Thomas Tannahill Cochran was born on 28th February 1899, in Gillingham, Kent. He was one of nine children to Woodrow Cochran and his wife, Janet, née Tannahill. Woodrow was an engine fitter and both he and Janet were from Paisley in Scotland; they moved to Kent not long after getting married, presumably as Woodrow found work in the Naval Dockyard in Chatham.
Thomas followed his father and older brothers into the Navy, initially enlisting as a Boy Shipwright on 12th August 1913. He served most of his time at the local dockyard, before setting out to sea in March 1918.
At this point, Shipwright Cochran’s service records need a bit of translation. Tragedy certainly occurred, but the details are a bit disparate.
According his naval service records, Shipwright Cochran was aboard HMS Pembroke II when he was killed in action off the Belgian coast on 23rd April 1918. However, HMS Pembroke II was actually a land-based vessel in Kent.

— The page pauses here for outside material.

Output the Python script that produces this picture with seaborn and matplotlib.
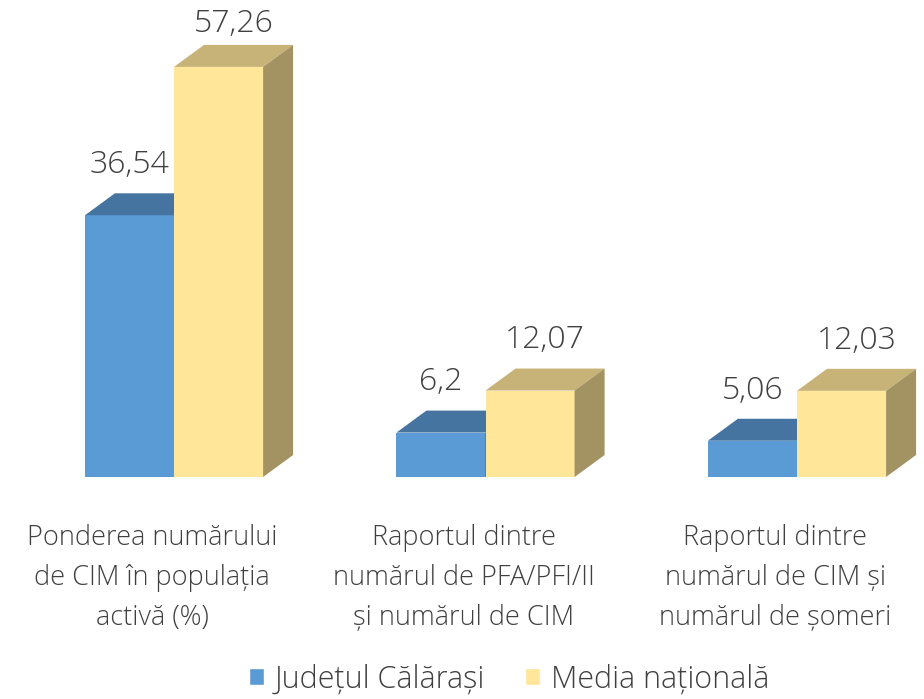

His gravestone, however suggested that he was assigned to another ship – HMS Vindictive. This was one of the vessels involved in the “Zeebrugge Raid”, an attempt by the Royal Navy to block the Belgian port by scuppering obsolete vessels in the canal entrance.
The Vindictive was to lead a diversion, drawing any attack away from the raid’s true target. However, bad weather blew the ship off course, which brought her within reach of enemy guns. Sadly, casualties were numerous, and Shipwright Cochran was one of those who fell in the German attack. He died on 23rd April 1918 at just 19 years old.
Thomas Tannahill Cochran’s body was recovered, and he lies at rest in the Woodlands Cemetery in his home town of Gillingham, Kent.